When you first begin a channel partnership, there are certain metrics you should be tracking. The reason for this is the old adage of what gets measured, gets improved. Below we’re sharing the channel partner metrics your team should be measuring to ensure that your channel partnership is a successful venture. This will not only help you to see where you’re doing well and where you can improve, but also whether or not the partnership entered is a viable one that should be continued for the long haul.
Financial and Marketing Campaign Metrics
The key financial channel partner metrics that should be measured include:
- Return on Investment (ROI): This is sometimes referred to as return on ad spend (ROAS) because it typically is related to the direct return your company will see from spending money on advertising campaigns. For example, if your company purchases Google Ads, how much money did they make on product sales directly related to those advertising purchases?
- Cost Per Acquisition (CPA): This number is similar to the return on investment but breaks down the total cost of ad spend per customer acquired. So, if your company spends $500 on ads and those ads yield 50 paying customers, your cost per acquisition is $10 per acquisition.
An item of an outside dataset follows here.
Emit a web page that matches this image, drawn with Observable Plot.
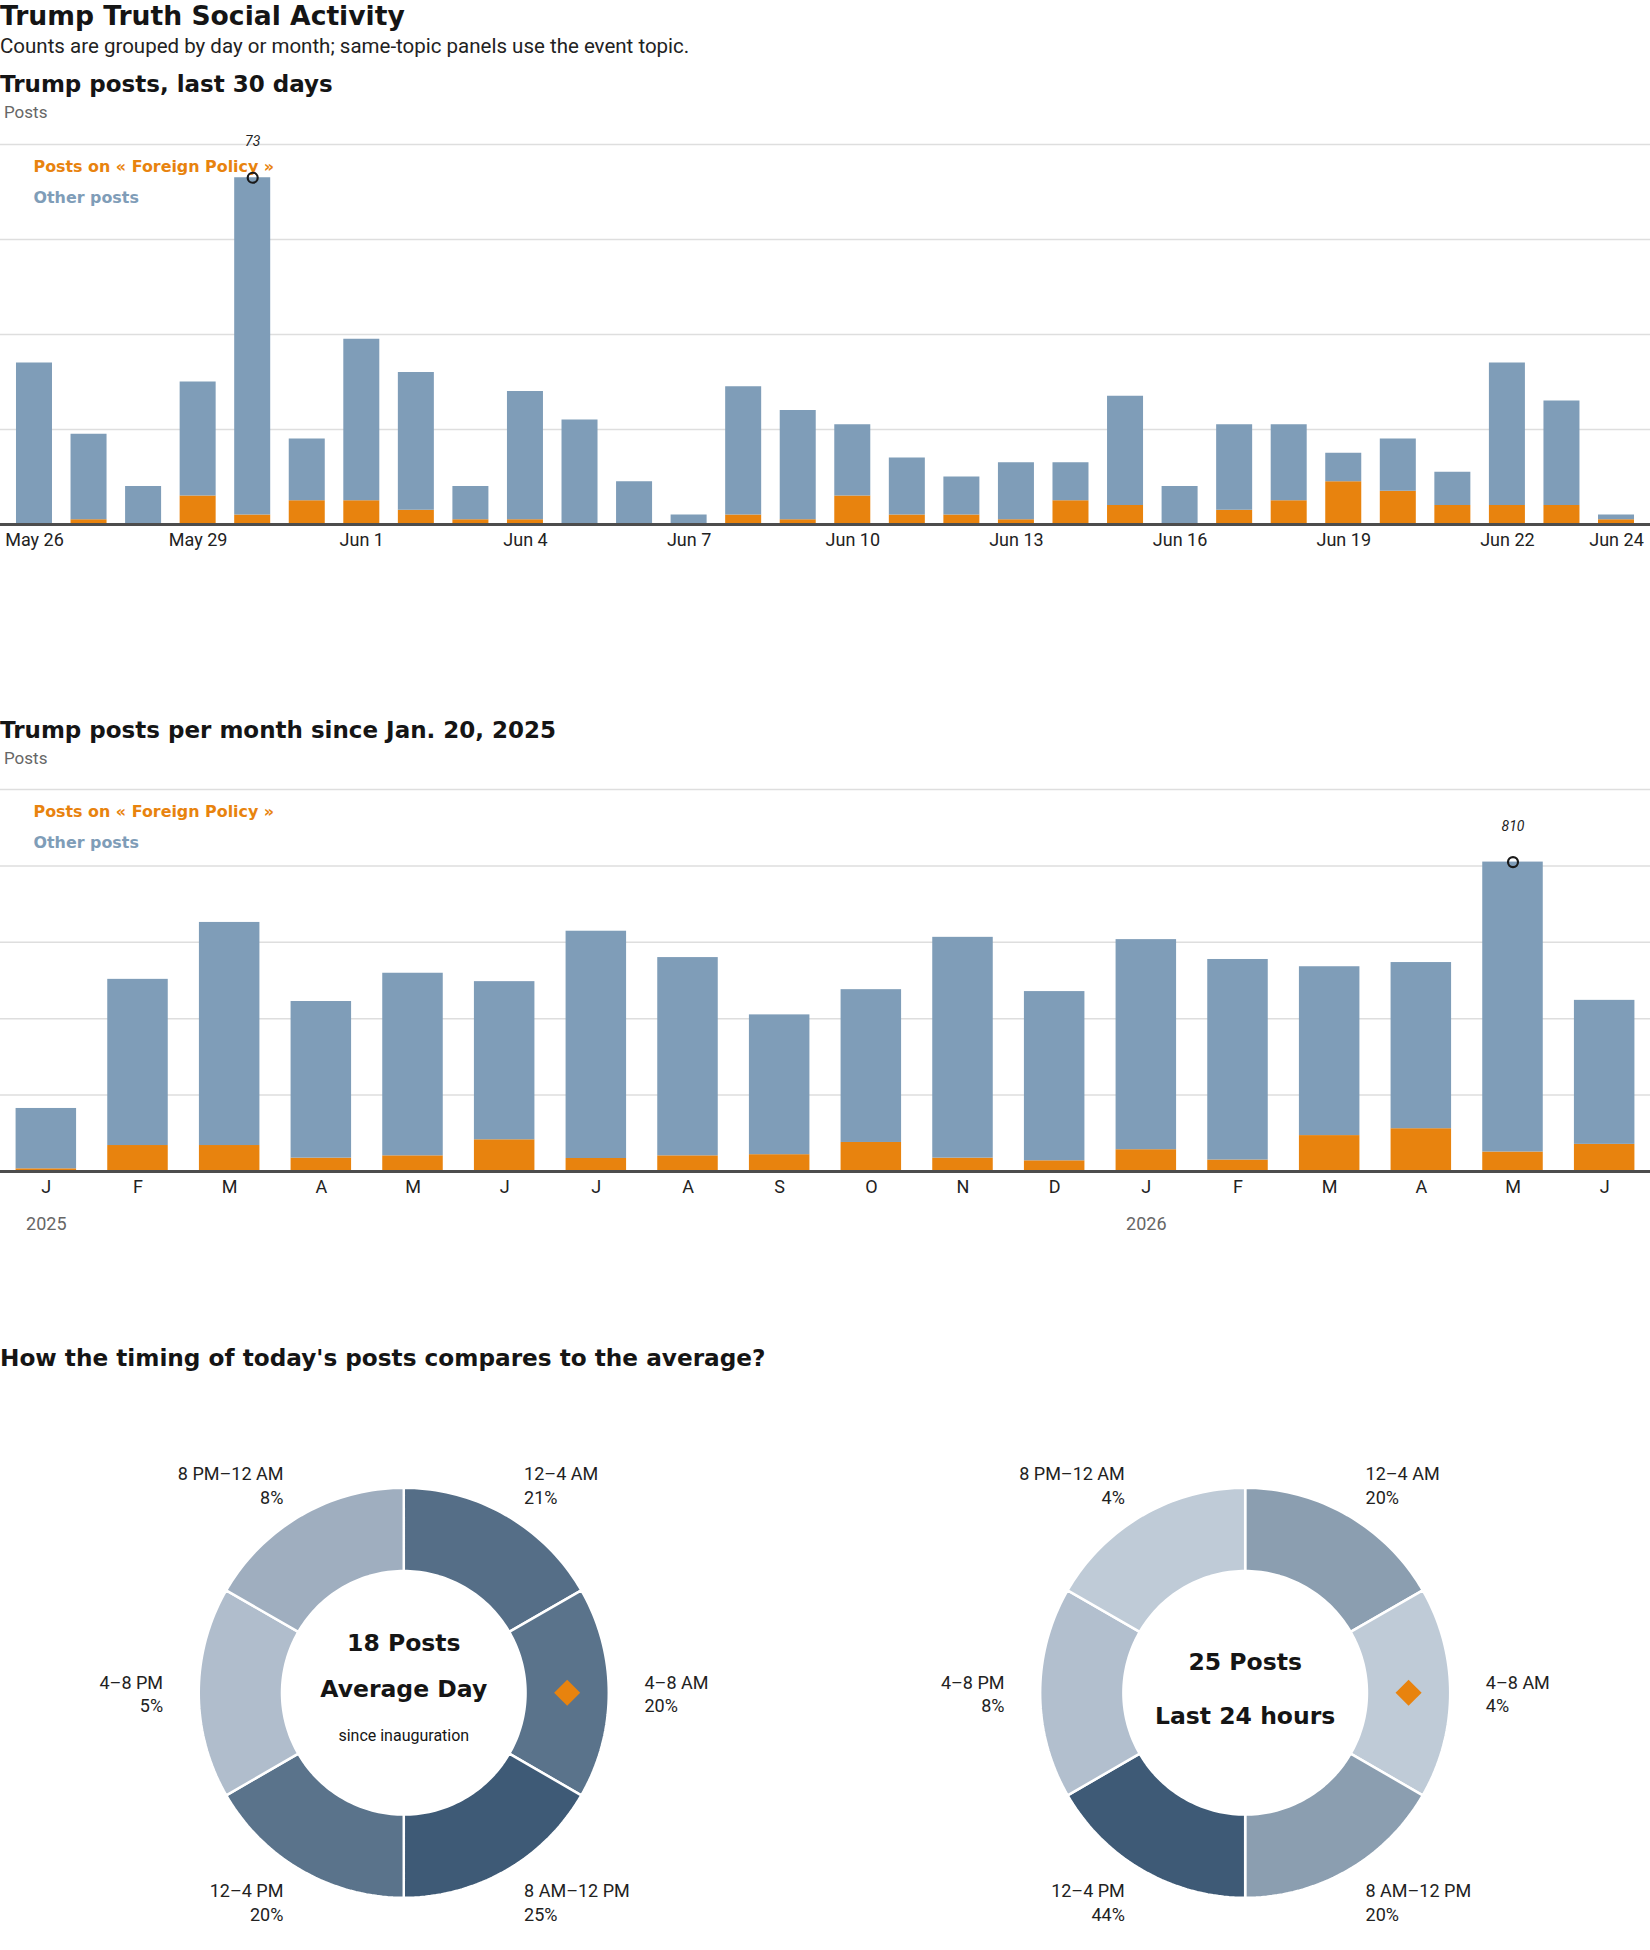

- Cost Per Click (CPC): Like it sounds, this metric is the amount of money your company spends for every click on your ads. For example, if the company has a maximum budget of $1,000 and there are 500 clicks on your ads, your CPC is $2.
Some advertising platforms such as Google charge a flat CPC rate and ask you to set a maximum budget you’re willing to pay. By agreeing to whatever the CPC is from Google, you will never pay more than that amount per click, and once you have exhausted your budget, your ad will no longer be displayed.
- Cost Per Lead (CPL): This number is different from the cost per acquisition in that it focuses on the amount of money spent only to generate a lead, not to generate a paying customer. Having the lead may not necessarily translate into a sale.
- Lifetime Value (LTV): Sometimes called a customer lifetime value (CLV/CLTV), this number refers to the total amount of revenue a business can reasonably anticipate receiving from one customer throughout the “lifetime” of their relationship with a company. By knowing your LTV, you can predict the amount of money your business might earn in a calendar year.
Metrics related to education/training may include:
- Product demos attended/shared: How many product demos did your channel partner provide to help your company’s sales team understand the ins and outs of what they are selling? This may also be measured as how many product demos sales teams provided to customers to demonstrate their understanding of the product being sold.
- Training sessions taken/given: How many training sessions did your channel partner provide? How many sales team members took and passed quizzes related to the training sessions?
- Certifications acquired: If certifications are required for understanding the product and/or selling it, how many team members acquired a certification? In the event your team members aren’t passing certifications, there may be a knowledge gap in how the product works and/or how to sell it that may need to be addressed.
The metrics related to engagement can be two-fold. In some cases, engagement metrics can be related to training. However, in others, it’s related to how the audience is engaging with current marketing efforts - both paid and unpaid. In the case of channel partnerships though, engagement metrics are typically focused on things like:
- Partner portal access time and frequency: How many times is the partner portal being accessed, and how long is it being used once logged in? This indicates how vested the partner is in learning about the products being promoted, and whether or not they are knowledgeable enough about these products to successfully sell them to the end-user.
- Percent of content engaged: Are prospects engaging with what’s being promoted? If the partner logs in, and only consumes a small portion of the training and marketing materials, they might not have enough information to promote the products well enough to end in a sale.
The key marketing and performance channel partner metrics that should be measured include:
- End-user satisfaction rate: The goal is for end-users to be happy with their purchases and to be satisfied with the people they engaged during every step of the buyer journey. When the end-user is satisfied, they won’t cancel or churn.
- Partner satisfaction rate: Are both partners happy working together? This is supposed to be a cohesive relationship, so this metric is critical to success.